Republican Sen. Josh Hawley of Missouri was the only senator to vote against a bill aimed at combatting hate crimes against Asian Americans and Pacific Islanders (AAPI) this week.

The Senate passed the bipartisan bill, which was sponsored by Democratic Hawaii Sen. Mazie Hirono, in an effort to condemn the violence against the AAPI, which has surged amid the coronavirus pandemic.

Lawmakers, media personalities, activists and other public figures have criticized Hawley for voting against it.

On Friday, the senator took to Twitter to explain his vote.

Free Speech

As reported by Fox News, Hawley claimed that Hirono's bill gives government the authority to determine what's hate speech and "raises big free speech questions."

"My big problem with Sen Hirono’s bill that Senate voted on today is that it turns the federal government into the speech police - gives government sweeping authority to decide what counts as offensive speech and then monitor it," he tweeted.

In a statement, Hawley added that the bill is "too broad."

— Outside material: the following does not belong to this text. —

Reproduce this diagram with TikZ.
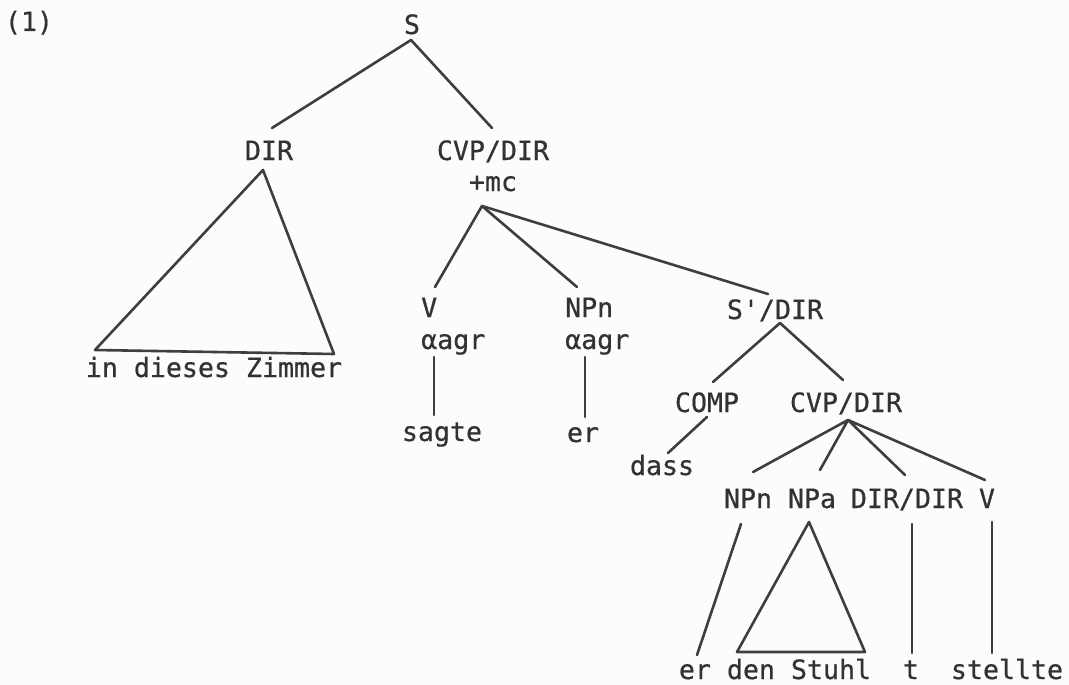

"As a former prosecutor, my view is it’s dangerous to simply give the federal government open-ended authority to define a whole new class of federal hate crime incidents."

COVID-19 Hate Crimes

As Fox News noted, Hirono worked together with Republican Sen. Susan Collins of Maine to pass the bill with bipartisan support.

Her legislation defines a COVID-19 hate crime as a violent crime motivated by "the actual or perceived race or ethnicity of the person and ... the actual or perceived relationship to the spread of COVID-19 of any person because of that characteristic."

The Democratic-controlled House of Representatives is expected to pass similar legislation soon, which will allow President Joe Biden to sign it into law.

Racist Incidents

Last month, the group Stop AAPI Hate revealed that nearly 3,800 anti-Asian hate incidents were reported to it over the course of a year, per NBC News. Sixty-eight percent of the cases concerned women, while men were involved in 29 percent of them.

The organization's data also showed that verbal harassment and shunning where the most common types of incidents. Physical assault made up just over 11 percent of the total incidents. Furthermore, a third of incidents took place at businesses while a quarter occurred in public.

Hawley's Rise

Hawley, who was first elected to the Senate in 2018, rose to national prominence earlier this year when he supported former President Donald Trump's efforts to overturn the results of the 2020 presidential election.

Since then, Hawley has used his platform to attack Democratic Party politicians and depict the GOP as the party of the working class.